Maximise EPF and voluntary contributions
Your monthly EPF (Employees Provident Fund) contributions are a solid foundation for retirement savings, but many Malaysians don’t realise they can take it a step further. If you’re a freelancer, self-employed, or even salaried but want to boost your savings, voluntary schemes like i-Saraan and self-contributions can help you grow your retirement nest egg faster.
These options are especially useful if you earn irregular income or have recently transitioned to gig work. You’ll not only build long-term savings but also benefit from annual EPF dividends and certain government incentives (like matching contributions under i-Saraan). Check the KWSP website for eligibility and contribution details—it could be one of the smartest financial moves you make this year.
Cook more, eat out less
In urban hubs like KL, Penang, or Johor Bahru, dining out has become a daily habit for many office workers. While it’s tempting to grab a quick meal at a café or order in after a long day, the costs add up fast. A simple RM15 lunch five days a week comes to RM300 a month—more if you add coffee or dessert.
Now imagine packing your lunch just two to three times a week. Home-cooked meals cost around RM5 a portion. This small shift can save you RM100–RM200 monthly, or RM1,200–RM2,400 a year without dramatically changing your lifestyle.

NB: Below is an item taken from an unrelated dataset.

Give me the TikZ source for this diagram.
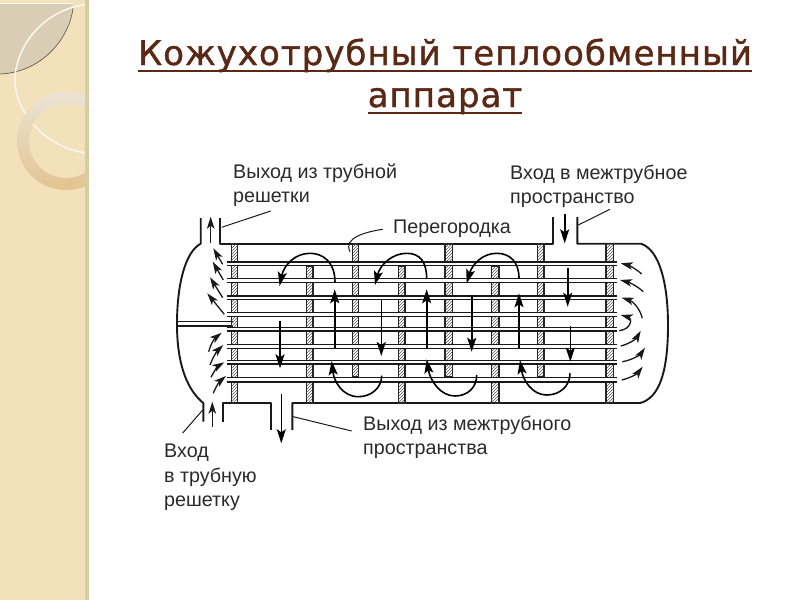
\documentclass[tikz,border=0pt]{standalone}
\usepackage{fontspec}
\setmainfont{Liberation Sans}
\newfontfamily\titlefont{DejaVu Sans}[LetterSpace=3,FakeBold=1.2]
\usetikzlibrary{arrows.meta,patterns}
\definecolor{sandbg}{HTML}{F3E1BC}
\definecolor{sandbar}{HTML}{D8CCA4}
\definecolor{leafc}{HTML}{DACDB6}
\definecolor{titlec}{HTML}{5A2814}
\definecolor{txtc}{HTML}{2A2A2A}
\tikzset{
  x=1pt,y=-1pt,
  wall/.style={line width=1.9pt,black!90},
  flow/.style={line width=1.6pt,black,-{Stealth[length=14pt,width=9pt,inset=3pt]}},
  thin flow/.style={line width=1.3pt,black!90,-{Stealth[length=12pt,width=7.5pt,inset=3pt]}},
  leader/.style={line width=1pt,black!90},
  plate/.style={draw=black!85,line width=1.1pt,pattern=north east lines,pattern color=black!65},
  lbl/.style={text=txtc,font=\fontsize{19.7}{24.3}\selectfont,align=left,anchor=north west,inner sep=0pt},
  ttl/.style={text=titlec,inner sep=0pt,anchor=base,font=\titlefont\fontsize{34}{40}\selectfont},
  ttlrule/.style={draw=titlec,line width=1.9pt}
}
\newcommand{\tuberow}[2]{%
  \fill[white] (226.7,#1) rectangle (617,#2);
  \draw[line width=1.4pt,black!90] (226.7,#1) -- (617,#1) (226.7,#2) -- (617,#2);}
\begin{document}
\begin{tikzpicture}
\useasboundingbox (0,0) rectangle (800,600);
\fill[white] (0,0) rectangle (800,600);
% decorated side panel
\fill[sandbg] (0,0) rectangle (85,600);
\fill[sandbar] (85,0) rectangle (89,600);
\begin{scope}
\clip (0,0) rectangle (85,600);
\fill[leafc] (0,3) -- (73,3) .. controls (70,35) and (45,72) .. (0,74) -- cycle;
\draw[black!55!sandbar,line width=0.7pt] (73,8) .. controls (70,35) and (45,72) .. (0,74);
\draw[white!85!sandbg,line width=1pt] (0,3) -- (73,3);
\draw[white!70!sandbg,line width=1.6pt] (88,4) .. controls (40,10) and (15,50) .. (15,80) .. controls (15,115) and (50,150) .. (88,153);
\shade[even odd rule,top color=leafc!55!white,bottom color=sandbar!80!orange!90!white]
  (66,141) circle[radius=49] (66,141) circle[radius=37];
\end{scope}
% title
\node[ttl] (title1) at (445,65) {Кожухотрубный теплообменный};
\node[ttl] (title2) at (445,107) {аппарат};
\draw[ttlrule] (title1.west |- 0,70.7) -- (title1.east |- 0,70.7);
\draw[ttlrule] (title2.west |- 0,113) -- (title2.east |- 0,113);
% shell
\draw[wall,line join=round]
  (200.7,218) -- (200.7,243.7)
  .. controls (185,252) and (177,285) .. (177,324)
  .. controls (177,360) and (185,388) .. (203.3,403) -- (203.3,421.7);
\draw[wall,line join=round]
  (220.3,218) -- (220.3,243.7) -- (553.3,243.7) -- (553.3,217);
\draw[wall,line join=round]
  (577.3,217) -- (577.3,243.7) -- (641,243.7)
  .. controls (660,250) and (668,285) .. (668,325)
  .. controls (668,370) and (660,398) .. (640,403) -- (292.3,403) -- (292.3,430);
\draw[wall,line join=round]
  (270.7,430) -- (270.7,403) -- (223,403) -- (223,421.7);
% partition
\fill[white] (177.5,321.7) rectangle (232,326);
\draw[line width=1.4pt,black!90] (177,321.7) -- (232.7,321.7) (177,326) -- (232.7,326) -- (232.7,330);
% plates
\draw[plate] (231.7,243.7) rectangle (237.7,403);
\draw[plate] (606,243.7) rectangle (613.3,403);
\draw[plate] (352.7,243.7) rectangle (358.5,376.7);
\draw[plate] (445,243.7) rectangle (452.6,376.7);
\draw[plate] (537.3,243.7) rectangle (544,376.7);
\draw[plate] (306.7,266) rectangle (313,403);
\draw[plate] (398.7,266) rectangle (405,403);
\draw[plate] (491.7,266) rectangle (499,403);
% tubes
\tuberow{262}{265.7}
\tuberow{278.7}{282.7}
\tuberow{296}{299.3}
\tuberow{312.3}{316.3}
\tuberow{327.7}{331}
\tuberow{344.7}{348.7}
\tuberow{360.7}{364}
\tuberow{377.7}{382}
% nozzle and head arrows
\draw[thin flow] (210.7,243.3) -- (210.7,216.7);
\draw[thin flow] (222.7,264.3) -- (213.3,248.3);
\draw[thin flow] (223.3,280) -- (212.7,261.7);
\draw[thin flow] (222.7,297.7) -- (210,277.3);
\draw[thin flow] (224.3,314.3) -- (207.3,293.3);
\draw[thin flow] (208.7,351.7) .. controls (211,343) and (215,338) .. (221.7,332.7);
\draw[thin flow] (210,365) .. controls (213,357) and (217,351) .. (223.3,345);
\draw[thin flow] (211,377.3) .. controls (214,371) and (218,366) .. (224.3,362.3);
\draw[thin flow] (213.3,393.3) .. controls (216,386) and (220,381) .. (226,376);
\draw[thin flow] (212.3,426.7) -- (212.3,401.7);
\draw[flow] (281.3,394) -- (281.3,443.3);
\draw[flow] (564.7,214) -- (564.7,243.3);
% shell-side flow
\draw[flow] (335,282.3) .. controls (335,262) and (323,253.3) .. (310,253.3) .. controls (295,253.3) and (284,265) .. (279.5,286);
\draw[flow] (280,320.7) -- (280,368.3);
\draw[flow] (334.7,348.3) -- (334.7,289.3);
\draw[flow] (381.7,375.7) .. controls (381.7,388) and (371,396.7) .. (358.3,396.7) .. controls (343,396.7) and (334,382) .. (331.7,361);
\draw[flow] (381.3,300) -- (381.3,356);
\draw[flow] (426.7,279) .. controls (426.7,262) and (420,253.3) .. (406.7,253.3) .. controls (392,253.3) and (380,265) .. (375,285);
\draw[flow] (426.7,348.3) -- (426.7,289.3);
\draw[flow] (471.7,295) -- (471.7,351.7);
\draw[flow] (476.7,375) .. controls (476.7,388) and (467,396) .. (455,396) .. controls (440,396) and (430,380) .. (426.7,359.3);
\draw[flow] (519,348.3) -- (519,293.3);
\draw[flow] (519,278.3) .. controls (519,262) and (510,253.3) .. (496.7,253.3) .. controls (482,253.3) and (472,265) .. (466.7,283.3);
\draw[flow] (570,373.3) .. controls (570,386) and (560,395) .. (546.7,395) .. controls (532,395) and (523,380) .. (520,360);
\draw[flow] (567.7,268.3) -- (567.7,306.7);
\draw[flow] (570.3,326) -- (570.3,361.7);
% right head arrows
\draw[thin flow] (641.7,274) .. controls (635,268) and (628,265) .. (620.7,263.3);
\draw[thin flow] (643.3,291.7) .. controls (636,285) and (628,282) .. (620,280);
\draw[thin flow] (642.3,318.3) .. controls (640,308) and (632,301) .. (621.7,297.7);
\draw[thin flow] (619.3,330.7) .. controls (632,329) and (632,318) .. (620.7,315);
\draw[thin flow] (620.7,346) .. controls (629,344) and (636,339) .. (640.7,330.7);
\draw[thin flow] (622.3,361.7) .. controls (632,360) and (640,355) .. (645,347.7);
\draw[thin flow] (621.7,380) .. controls (630,378) and (637,374) .. (642.7,366.7);
% labels
\node[lbl] (lbA) at (233,163.5) {Выход из трубной\\решетки};
\node[lbl] (lbB) at (393,220) {Перегородка};
\node[lbl] (lbC) at (510,165) {Вход в межтрубное\\пространство};
\node[lbl] (lbD) at (363,415.5) {Выход из межтрубного\\пространства};
\node[lbl] (lbE) at (164,444) {Вход\\в трубную\\решетку};
% leaders
\coordinate (a1) at (270.7,211); \coordinate (a2) at (221.7,227.3);
\coordinate (b1) at (382.7,229.3); \coordinate (b2) at (350,251.7);
\coordinate (c1) at (610,209.3); \coordinate (c2) at (578.3,225);
\coordinate (d1) at (351.7,431); \coordinate (d2) at (293.3,416.7);
\coordinate (e1) at (182.7,433); \coordinate (e2) at (202.7,410);
\draw[leader] (a1) -- (a2);
\draw[leader] (b1) .. controls (365,232) and (343,238) .. (b2);
\draw[leader] (c1) -- (c2);
\draw[leader] (d1) -- (d2);
\draw[leader] (e1) -- (e2);
\end{tikzpicture}
\end{document}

Cooking more at home not only helps your wallet but often results in healthier eating habits. Batch cooking over the weekend or prepping meals the night before can make weekday mornings less hectic and your finances a lot healthier.
Review subscriptions
It’s easy to sign up for streaming services, gym memberships, or premium apps—and even easier to forget you’re still paying for them. In fact, research suggests the booming subscription economy is leading to subscription fatigue in Malaysia. A survey found that 91% of Malaysian users believe there are now too many subscription services, and 79% have more than two, with 11% juggling over six subscriptions—from video streaming to food delivery, music, and more.
This overload is causing frustration:
- 70% can’t manage all their subscriptions in one place
- 60% forget their billing dates
- 77% are frustrated by auto-renewals
- 69% want the option to pause or cancel more easily
- 59% feel locked into their current providers
To stay in control, review your bank and credit card statements every few months. Ask yourself: are you really using all those platforms? Cancel or pause anything you haven’t used in the past month. Trimming down can free up funds that are better directed to savings or emergency reserves.

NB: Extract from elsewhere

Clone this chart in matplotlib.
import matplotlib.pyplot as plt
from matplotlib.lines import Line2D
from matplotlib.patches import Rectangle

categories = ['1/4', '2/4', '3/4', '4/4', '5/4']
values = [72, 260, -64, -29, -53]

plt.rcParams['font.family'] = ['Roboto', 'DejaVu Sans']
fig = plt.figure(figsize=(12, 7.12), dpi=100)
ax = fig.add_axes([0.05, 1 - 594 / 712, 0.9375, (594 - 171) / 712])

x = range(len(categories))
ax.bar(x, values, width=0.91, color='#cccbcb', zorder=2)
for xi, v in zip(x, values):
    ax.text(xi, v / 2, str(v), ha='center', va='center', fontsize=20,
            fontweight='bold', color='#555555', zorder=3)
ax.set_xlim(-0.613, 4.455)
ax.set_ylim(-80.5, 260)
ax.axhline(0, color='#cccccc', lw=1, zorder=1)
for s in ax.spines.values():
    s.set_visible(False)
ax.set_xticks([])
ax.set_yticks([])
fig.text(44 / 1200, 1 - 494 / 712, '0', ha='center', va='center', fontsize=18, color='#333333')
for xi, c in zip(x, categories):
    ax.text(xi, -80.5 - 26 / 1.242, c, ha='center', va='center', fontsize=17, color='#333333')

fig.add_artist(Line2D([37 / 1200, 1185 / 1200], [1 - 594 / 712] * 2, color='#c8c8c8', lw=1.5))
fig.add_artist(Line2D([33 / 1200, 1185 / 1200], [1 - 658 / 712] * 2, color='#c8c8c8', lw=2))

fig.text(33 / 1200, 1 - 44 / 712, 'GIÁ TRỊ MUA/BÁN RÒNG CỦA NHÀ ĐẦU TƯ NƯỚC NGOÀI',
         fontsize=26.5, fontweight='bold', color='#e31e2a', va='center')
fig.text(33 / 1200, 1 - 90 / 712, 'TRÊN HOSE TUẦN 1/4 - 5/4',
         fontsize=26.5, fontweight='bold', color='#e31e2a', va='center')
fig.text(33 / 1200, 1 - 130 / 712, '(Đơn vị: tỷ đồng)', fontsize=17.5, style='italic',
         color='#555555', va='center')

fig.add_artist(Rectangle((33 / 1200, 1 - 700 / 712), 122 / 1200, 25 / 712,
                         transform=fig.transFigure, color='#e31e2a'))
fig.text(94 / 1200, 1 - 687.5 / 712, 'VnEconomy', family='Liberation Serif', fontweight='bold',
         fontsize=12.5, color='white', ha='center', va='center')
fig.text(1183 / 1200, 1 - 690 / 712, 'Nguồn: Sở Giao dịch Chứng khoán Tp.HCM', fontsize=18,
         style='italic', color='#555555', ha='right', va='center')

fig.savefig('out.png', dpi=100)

It’s not about how much you make, but how much you keep
At the end of the day, it’s not how much you earn, but how intentionally you manage what you have that shapes your financial future. Many high-income earners still struggle to save because they lack the discipline to control spending or prioritise long-term goals. Building wealth isn’t about sudden windfalls or big pay cheques—it’s about forming consistent habits like budgeting mindfully, living below your means, and making your money work for you.
Whether you’re early in your career or climbing the corporate ladder, financial stability comes down to conscious choices and a clear understanding of your needs versus wants. With discipline and purpose, even modest earnings can pave the way to meaningful, lasting savings.